Indeed, in claiming Christ as King, we are proclaiming Him as King of Mercy: “Jesus, we trust in you!” We do not approach our king with fear as terrified subjects, but a loving Father who “desires not the death of the sinner,” and who arranges everything to make His overwhelming mercy flow freely in the world. Christ is indeed our judge, but He is on our side! We have only to ask for His mercy, and to desire freedom from our sins, and He will “guide our feet into the way of peace.”

Please feel free to join me in Le Mars at St. Joseph Church for a holy hour and inauguration of Perpetual Adoration in the parish as we conclude this Year of Faith. It will be held on Sunday, Nov. 24 at 1 p.m. I also invite all of you to join me Sunday evening at the Cathedral for the closing Mass for the Year of Faith. Mass will be celebrated at 5 p.m. followed by a Holy Hour and Benediction.

Questionnaire on Marriage and Family

As many of you have heard, bishops throughout the world have been asked to consult their people regarding marriage and the family in preparation for special meetings in Rome to be held in October 2014 and again in the year 2015. A questionnaire has been developed to seek the input of clergy, consecrated persons and laity.

You can respond to the questionnaire by following this link on our diocesan website: I invite all who are interested to take time to respond to all the questions in the survey or to the questions that you feel comfortable answering (some questions are very complicated and require a certain theological background). Please complete and return the survey as soon as possible, but no later than Wednesday, Dec. 18, so that I have time to process the answers and send them to the United States Conference of Catholic Bishops.

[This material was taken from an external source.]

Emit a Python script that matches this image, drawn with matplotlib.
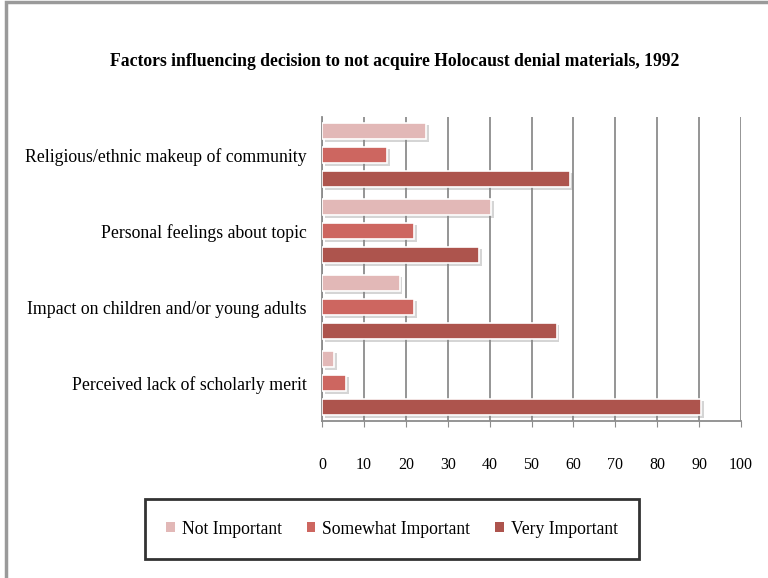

From there they will be forwarded on to the Holy Father.

I would just like all of us to understand that despite secular media claims that Church teaching might change regarding marriage, the whole point of this exchange is to help us better appreciate the beauty and reasoning behind the Church’s understanding of marriage and family life. We all know that marriage and the family are under extreme pressure these days, so please continue to pray for married couples, those preparing for marriage and for the strengthening of our families.

Please pray for me, and for all the needs of our diocese, just as I pray for all of you. Please continue to pray also for the victims of the terrible storm in the Philippines and Vietnam, for the repose of the souls of the dead and for the ease of suffering of the living; and that help from the rest of the world will continue to arrive quickly. We have so much to be thankful for in our own corner of the world. May our experience of Christ’s gentle mercy increase our compassion and charity.

Your brother in Christ,

Most Reverend R. Walker Nickless
Bishop of Sioux City

PS: The Denver Broncos are forging ahead (sorry Kansas City Chiefs fans)!